--- START OF DATA SHOWN ---
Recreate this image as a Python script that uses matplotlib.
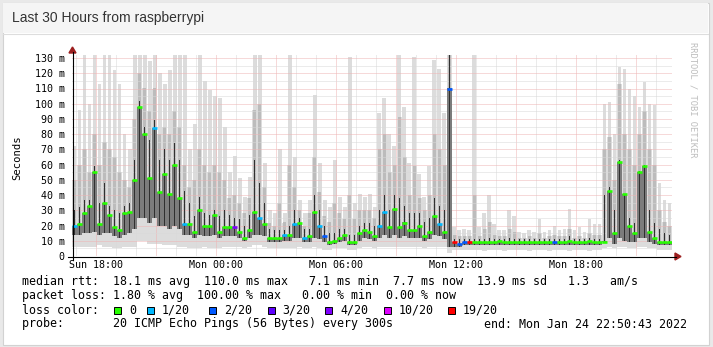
"""
SmokePing style latency graph, last 30 hours from raspberrypi.
"""

import matplotlib

matplotlib.use("Agg")
import matplotlib.pyplot as plt
import numpy as np
from matplotlib.lines import Line2D
from matplotlib.patches import Polygon, Rectangle

W, H = 713, 347

# time axis: 15 minute bins starting Sun 16:48 (hours since Sun 00:00)
start_hour = 16.8
bin_hours = 0.25

# median rtt per bin (ms)
med = [20, 21, 28, 33, 55, 21, 35, 27, 19, 17,
       28, 29, 50, 98, 80, 51, 84, 42, 54, 41,
       60, 38, 21, 21, 16, 30, 20, 20, 27, 16,
       19, 19, 19, 16, 12, 17, 29, 25, 21, 12,
       12, 12, 14, 14, 21, 22, 12, 13, 29, 20,
       13, 9, 10, 12, 14, 9, 9, 15, 17, 16,
       13, 20, 29, 19, 31, 19, 22, 17, 17, 20,
       13, 16, 26, 21, 16, 110, 9, 8, 9, 9,
       9, 9, 9, 9, 9, 10, 9, 9, 9, 9,
       9, 9, 9, 9, 9, 9, 9, 9, 9, 10,
       9, 9, 9, 10, 9, 9, 9, 43, 15, 62,
       41, 20, 15, 55, 59, 16, 12, 9, 9, 9]

# lost pings out of 20 per bin
loss = [1, 0, 0, 0, 0, 0, 0, 0, 0, 0,
        0, 0, 0, 0, 0, 0, 1, 0, 0, 0,
        0, 0, 1, 0, 0, 0, 0, 0, 0, 0,
        0, 0, 4, 0, 0, 0, 0, 1, 0, 0,
        0, 0, 1, 0, 1, 0, 1, 0, 0, 1,
        2, 0, 0, 0, 0, 0, 0, 0, 0, 0,
        0, 1, 1, 0, 0, 0, 0, 0, 0, 0,
        0, 0, 0, 1, 0, 2, 19, 2, 2, 19,
        0, 0, 0, 0, 0, 0, 0, 0, 0, 0,
        0, 0, 0, 0, 0, 0, 2, 0, 0, 0,
        0, 0, 0, 0, 0, 0, 0, 0, 0, 0,
        0, 0, 0, 0, 0, 0, 0, 0, 0, 0]

# smoke: lowest ping, dark core bottom/top, mid smoke top, highest ping (ms)
lo = [6, 6, 6, 6, 6, 7, 6, 6, 5, 5,
      6, 6, 6, 10, 10, 8, 8, 8, 7, 7,
      7, 6, 6, 5, 5, 5, 6, 5, 5, 5,
      6, 6, 6, 6, 5, 6, 7, 7, 6, 5,
      5, 5, 5, 5, 5, 6, 5, 5, 6, 5,
      4, 4, 5, 5, 5, 4, 4, 5, 6, 6,
      5, 6, 6, 6, 6, 6, 6, 6, 6, 6,
      5, 6, 6, 6, 6, 2, 4, 4, 4, 4,
      4, 4, 3, 4, 4, 4, 3, 4, 4, 4,
      4, 3, 4, 4, 4, 3, 4, 4, 4, 3,
      4, 4, 4, 3, 4, 4, 5, 6, 5, 6,
      6, 5, 5, 6, 6, 5, 5, 4, 4, 4]

dlo = [14, 14, 15, 15, 16, 14, 15, 15, 13, 12,
       14, 15, 18, 25, 25, 22, 25, 20, 20, 18,
       20, 18, 14, 14, 12, 14, 13, 13, 14, 12,
       13, 13, 13, 12, 10, 12, 14, 14, 13, 9,
       9, 9, 10, 10, 12, 12, 9, 9, 12, 11,
       9, 7, 8, 9, 10, 7, 7, 10, 12, 11,
       10, 12, 14, 12, 14, 12, 13, 12, 12, 12,
       10, 11, 14, 13, 11, 6, 6, 6, 7, 7,
       7, 7, 7, 7, 7, 7, 7, 7, 7, 7,
       7, 7, 7, 7, 7, 7, 7, 7, 7, 7,
       7, 7, 7, 7, 7, 7, 10, 12, 8, 12,
       10, 9, 9, 12, 12, 9, 8, 7, 7, 7]

dk = [30, 32, 37, 37, 59, 35, 48, 33, 30, 28,
      33, 35, 63, 102, 85, 76, 89, 63, 70, 63,
      74, 63, 43, 35, 26, 39, 28, 27, 30, 26,
      30, 27, 25, 24, 20, 27, 63, 48, 35, 18,
      17, 17, 17, 20, 30, 25, 18, 18, 40, 30,
      20, 15, 15, 18, 18, 14, 14, 20, 22, 22,
      20, 30, 40, 30, 40, 38, 33, 28, 28, 28,
      22, 25, 38, 33, 30, 132, 11, 11, 11, 11,
      11, 11, 11, 12, 11, 11, 11, 12, 11, 11,
      11, 11, 11, 11, 11, 11, 11, 11, 11, 13,
      11, 11, 11, 12, 11, 11, 40, 45, 30, 63,
      41, 25, 22, 56, 60, 30, 22, 18, 15, 14]

mid = [50, 60, 70, 55, 80, 60, 75, 70, 65, 55,
       50, 45, 90, 120, 110, 95, 110, 80, 85, 80,
       95, 85, 60, 45, 50, 70, 60, 55, 60, 55,
       50, 38, 40, 35, 28, 38, 96, 100, 45, 22,
       20, 35, 22, 60, 45, 30, 20, 28, 65, 42,
       26, 22, 35, 28, 24, 40, 24, 30, 30, 30,
       25, 70, 80, 55, 60, 91, 65, 40, 59, 38,
       30, 40, 80, 70, 60, 132, 14, 13, 13, 13,
       40, 13, 18, 22, 14, 13, 13, 18, 16, 12,
       12, 13, 12, 15, 12, 13, 14, 13, 13, 18,
       12, 13, 12, 15, 14, 14, 70, 78, 50, 113,
       80, 70, 60, 80, 95, 70, 60, 30, 22, 20]

hi = [72, 96, 132, 100, 132, 113, 132, 132, 122, 113,
      80, 70, 132, 132, 132, 128, 132, 120, 113, 122,
      132, 132, 132, 70, 87, 132, 115, 109, 105, 104,
      85, 55, 66, 51, 39, 52, 132, 132, 61, 30,
      28, 70, 28, 132, 65, 37, 28, 37, 106, 61,
      37, 32, 63, 39, 32, 131, 35, 41, 39, 41,
      32, 94, 104, 80, 72, 132, 98, 61, 131, 54,
      39, 59, 129, 123, 94, 132, 19, 17, 18, 17,
      132, 19, 28, 40, 21, 17, 17, 30, 26, 16,
      15, 17, 16, 24, 16, 17, 20, 17, 18, 31,
      17, 19, 16, 24, 21, 21, 100, 101, 80, 124,
      123, 110, 105, 98, 114, 100, 99, 48, 37, 35]

loss_levels = [0, 1, 2, 3, 4, 10, 19]
loss_labels = ["0", "1/20", "2/20", "3/20", "4/20", "10/20", "19/20"]
loss_colors = ["#26ff00", "#00b8ff", "#0059ff", "#5e00ff",
               "#7e00ff", "#dd00ff", "#ff0000"]

y_ticks = list(range(0, 131, 10))
y_tick_labels = ["0"] + [f"{v} m" for v in y_ticks[1:]]
x_tick_hours = [18, 24, 30, 36, 42]
x_tick_labels = ["Sun 18:00", "Mon 00:00", "Mon 06:00", "Mon 12:00", "Mon 18:00"]

title = "Last 30 Hours from raspberrypi"
stats_rtt = "median rtt:  18.1 ms avg  110.0 ms max   7.1 ms min  7.7 ms now  13.9 ms sd   1.3   am/s"
stats_loss = "packet loss: 1.80 % avg  100.00 % max   0.00 % min  0.00 % now"
probe = "probe:       20 ICMP Echo Pings (56 Bytes) every 300s"
end_text = "end: Mon Jan 24 22:50:43 2022"

MONO = "DejaVu Sans Mono"


def fx(x):
    return x / W


def fy(y):
    return 1 - y / H


def loss_color(n):
    col = loss_colors[0]
    for lev, c in zip(loss_levels, loss_colors):
        if n >= lev:
            col = c
    return col


fig = plt.figure(figsize=(W / 100, H / 100), dpi=100, facecolor="#e9e9e9")

# panel + title bar (behind the axes)
fig.add_artist(Rectangle((fx(2.5), fy(344.5)), 706 / W, 342 / H, transform=fig.transFigure,
                         facecolor="white", edgecolor="#d2d2d2", linewidth=0.8, zorder=-10))
fig.add_artist(Rectangle((fx(3), fy(33)), 705 / W, 30 / H, transform=fig.transFigure,
                         facecolor="#f5f5f5", edgecolor="none", zorder=-9))
fig.add_artist(Line2D([fx(3), fx(708)], [fy(33.5), fy(33.5)], transform=fig.transFigure,
                      color="#dddddd", linewidth=0.8, zorder=-8))
fig.text(fx(11.5), fy(18), title, fontsize=10, family="Liberation Sans",
         color="#333333", va="center", ha="left")

# graph area
ax = fig.add_axes([fx(72), fy(256), 600 / W, 201 / H])
ax.set_xlim(start_hour, start_hour + 30)
ax.set_ylim(0, 132)
for s in ax.spines.values():
    s.set_visible(False)
ax.set_facecolor("none")

t = start_hour + bin_hours * np.arange(len(med))
tc = t + bin_hours / 2
lo_a, dlo_a, dk_a, mid_a, hi_a, med_a = (
    np.array(a, float) for a in (lo, dlo, dk, mid, hi, med))

# smoke: light outer spread, mid spread, dark body, black core
ax.bar(t, mid_a - lo_a, bottom=lo_a, width=bin_hours, align="edge",
       color="#dcdcdc", linewidth=0, zorder=1)
ax.bar(tc, hi_a - lo_a, bottom=lo_a, width=bin_hours * 0.8, align="center",
       color="#dcdcdc", linewidth=0, zorder=1)
ax.bar(tc, mid_a - dlo_a, bottom=dlo_a, width=bin_hours * 0.6, align="center",
       color="#bcbcbc", linewidth=0, zorder=1.1)
ax.bar(t, med_a - dlo_a, bottom=dlo_a, width=bin_hours, align="edge",
       color="#7c7c7c", linewidth=0, zorder=2.1)
ax.bar(tc, dk_a - dlo_a, bottom=dlo_a, width=bin_hours * 0.35, align="center",
       color="#303030", linewidth=0, zorder=2.2)

# grid: red every 3 h / 10 ms, grey every hour / 5 ms
dots = (0, (1, 1))
for h in range(17, 47):
    major = h % 3 == 0
    ax.axvline(h, color="#efb4b4" if major else "#d9d9d9", linewidth=0.72,
               linestyle=dots, zorder=2)
for v in range(5, 131, 5):
    major = v % 10 == 0
    ax.axhline(v, color="#efb4b4" if major else "#d9d9d9", linewidth=0.72,
               linestyle=dots, zorder=2)

# median, coloured by loss
ax.hlines(med, t, t + bin_hours, colors=[loss_color(n) for n in loss],
          linewidth=1.9, zorder=3)

ax.set_yticks(y_ticks)
ax.set_yticklabels(y_tick_labels)
ax.set_xticks(x_tick_hours)
ax.set_xticklabels(x_tick_labels)
ax.tick_params(axis="y", length=0, pad=5.2, labelsize=7.2)
ax.tick_params(axis="x", length=0, pad=3.2, labelsize=7.2)
for lab in ax.get_xticklabels() + ax.get_yticklabels():
    lab.set_family(MONO)

# axes with arrows
fig.add_artist(Line2D([fx(68), fx(676)], [fy(256.5), fy(256.5)], transform=fig.transFigure,
                      color="black", linewidth=0.8))
fig.add_artist(Line2D([fx(72.5), fx(72.5)], [fy(260), fy(52)], transform=fig.transFigure,
                      color="black", linewidth=0.8))
fig.add_artist(Polygon([(fx(675), fy(253)), (fx(675), fy(260)), (fx(681), fy(256.5))],
                       closed=True, transform=fig.transFigure, color="#9c1f1f"))
fig.add_artist(Polygon([(fx(69), fy(53)), (fx(76), fy(53)), (fx(72.5), fy(47))],
                       closed=True, transform=fig.transFigure, color="#9c1f1f"))

fig.text(fx(17), fy(158), "Seconds", rotation=90, fontsize=7.6, family=MONO,
         va="center", ha="center")
fig.text(fx(693), fy(100), "RRDTOOL / TOBI OETIKER", rotation=270, fontsize=6.3,
         family=MONO, color="#bdbdbd", va="center", ha="center")

# legend block
fs = 8.35
fig.text(fx(22), fy(282), stats_rtt, fontsize=fs, family=MONO, va="center")
fig.text(fx(22), fy(296), stats_loss, fontsize=fs, family=MONO, va="center")
fig.text(fx(22), fy(310), "loss color:", fontsize=fs, family=MONO, va="center")
fig.text(fx(22), fy(324), probe, fontsize=fs, family=MONO, va="center")
fig.text(fx(686.5), fy(324), end_text, fontsize=fs, family=MONO, va="center", ha="right")

box_x = [114, 146.5, 209, 267.5, 325, 384, 448]
for bx, lab, col in zip(box_x, loss_labels, loss_colors):
    fig.add_artist(Rectangle((fx(bx), fy(313.5)), 7 / W, 7 / H, transform=fig.transFigure,
                             facecolor=col, edgecolor="black", linewidth=0.7))
    fig.text(fx(bx + 15), fy(310), lab, fontsize=fs, family=MONO, va="center")

fig.savefig("out.png", dpi=100, facecolor=fig.get_facecolor())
--- END OF DATA SHOWN ---
INSTRUCTIONS TO FOLLOW:
Return only the lines running from the top of the data to the line that holds "bin_hours = 0.25". Include both of those lines, but skip the pictures.

REPLY:
Recreate this image as a Python script that uses matplotlib.
"""
SmokePing style latency graph, last 30 hours from raspberrypi.
"""

import matplotlib

matplotlib.use("Agg")
import matplotlib.pyplot as plt
import numpy as np
from matplotlib.lines import Line2D
from matplotlib.patches import Polygon, Rectangle

W, H = 713, 347

# time axis: 15 minute bins starting Sun 16:48 (hours since Sun 00:00)
start_hour = 16.8
bin_hours = 0.25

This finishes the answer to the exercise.